Il y eut évidemment des accidents. Des lions indélicats n'hésitèrent pas à faire leur ordinaire de certains chiens. Plusieurs pitt-bulls qui se croyaient les maîtres des trottoirs découvrirent bientôt la face cachée de la mode. D'autres jetèrent leur dévolu sur des matous, sous le regard hébété de leur maître incapable de calmer leur royal appétit. Mais ces grosses bêtes étaient gourmandes, et les habitudes acquises au fil des âges et au fin fond de l'Afrique ne pouvaient s'estomper en une seule génération.

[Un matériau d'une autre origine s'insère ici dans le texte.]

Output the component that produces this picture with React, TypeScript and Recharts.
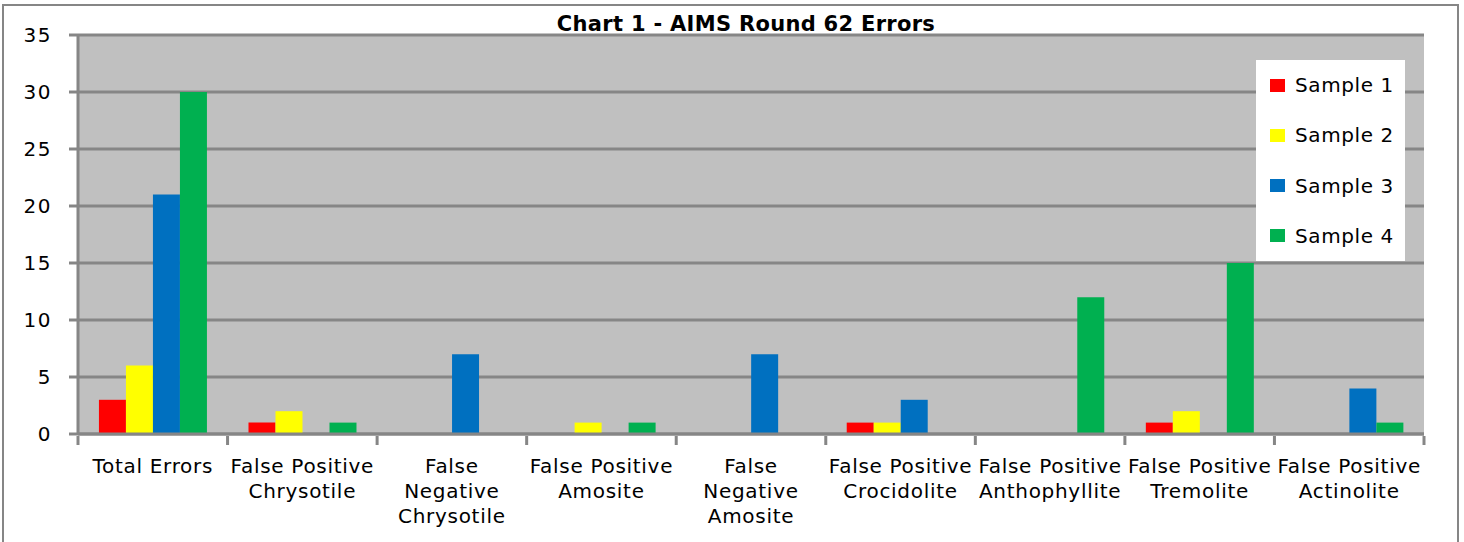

Lorsqu'un lion mordit un enfant, quelques plaintes commencèrent cependant à s'élever mais l'association des propriétaires de lions avait déjà eu le temps de s'ériger en un puissant lobby, soutenu par les industriels de la boucherie. Un lion consommant aisément dix kilos de viande par jour, ceux-ci avaient vu leurs bénéfices grimper de façon exponentielle, à la faveur de l'engouement général. Un regroupement prolion se constitua donc. Tous les projets de loi visant à limiter la vente ou la circulation des lions en zone urbaine échouèrent piteusement devant une Assemblée nationale peu soucieuse de déplaire à tant de consommateurs-électeurs organisés. Et puis, placée devant le fait accompli, la justice fut si lente à se mettre en branle que tous les contrevenants restaient impunis, ou s'en tiraient avec une maigre amende, voire un simple avertissement. Même lorsqu'il y avait mort d'homme.